You want to make sure that you are getting your needs met on the tour and getting answers to your questions and feel confident about them.

You will know if you found a good daycare when you walk in at any given time and ask for a tour and they immediately bring you in to look around.

This means they are confident in their staff and policies therefore that shows you, you can have trust in them.

Sometime though, they are too busy to do a tour at that very moment, so don’t make this your deal breaker.

It’s just a nice observation and something to really think about when your touring.

the teachers

If you have a pressing concern that is directly for the teacher, make sure to speak with them about it directly.

If the problem persists then I would suggest speaking to the office.

Teacher and parent communication is super important to the success of your child on so many different levels.

You will want to have an open communication routine whether that be through email, an app, even text messaging!

Do not be afraid to ask your teacher for their phone number! Most will be OK with that.

#6) Read through the policy book

The policy book can give you a good idea of what the rules are concerning child behavior, how they handle discipline, and so on.

It will also give you information about the dress code, how to sign your child in and out, and their safety procedure regarding a fire or other threat they may encounter.

hey will also have their schedule in the handbook.

Typically they tell you this right off the bat.

Here is an example of two different preschool schedule scenarios.

1st preschool:

  1. full time: monday – friday 7am-6pm
  2. part time: monday, wednesday, friday or tuesdays and thursdays.
  3. part time: everyday till 12pm

2nd preschool:

  1. full time: monday – friday 630-5:30
  2. part time everyday till 12pm

As you can see you have some daycares that are more flexible than others.

You will have to determine which one is a good fit for your specific schedule.

Read through the policy handbook once, put it in a drawer so you have it for future reference or to compare different daycare policies later.

#7) Do preschools have an open door policy?

Yes they do, but some may not.

You will most likely want to put your child in a daycare that has an open door policy, this ensures that there is no funny business happening.

If by any reason a daycare is not ok with you visiting unannounced then consider this a red flag.

The open door policy should be stated in the policy handbook and you can ask on your tour as well.

#8) Consider the price

This is a touchy subject.

I hate to break it you mama, but, you get what you pay for.
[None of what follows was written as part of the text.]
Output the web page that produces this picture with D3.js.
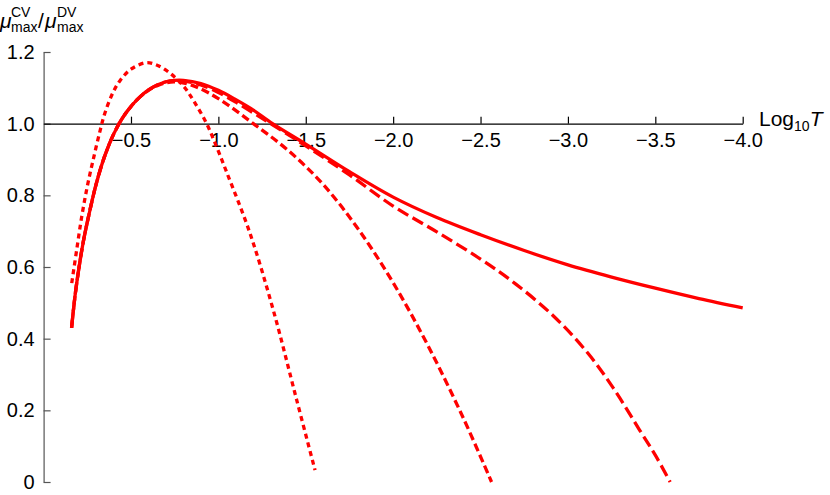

So how much does it cost to send your child to daycare?

Anywhere from $100 per week to $350 per week.

There is also a drop off option which can run you from $20 to $40 per day. (probably not a good bang for your buck though)

It all depends on what your willing to pay for.

If you child is part time or full time, how many extra curricular activities are included in the week, etc…

Speaking of…

#9) Activities and programs

Maybe the infants won’t be doing much of these but as they get older it’s worth it for them!

Some of the best extra curricular activities and programs in preschools I would suggest you look out for and ask about are:

  • music
  • soccer
  • dance
  • karate
  • cooking
  • spanish
  • swimming lessons (if the daycare has a pool)

These are great and usually happen once per week, some schools may have it all and some may only have a couple on the list. Either way it is a nice bonus for daycares to have at least 1 or 2 of these activities available for the kids.

#10) Does preschool provide food?

Mornings can be hectic, and woulnd’t it be nice to have one less thing to do?


If you are OK with having your child have food provided by the school then by all means take advantage of this luxury mama!

If a daycare is to provide food they will provide breakfast, snack and lunch. If your child stays later they will also be provided with a second snack (in most cases).

If the preschool does not provide food for the kids then you will have to bring food for them everyday.

Some preschools proviude only snacks, some provinde only breast and snacks.

It really depends on the daycare you choose.

This is a great question to ask on your tour.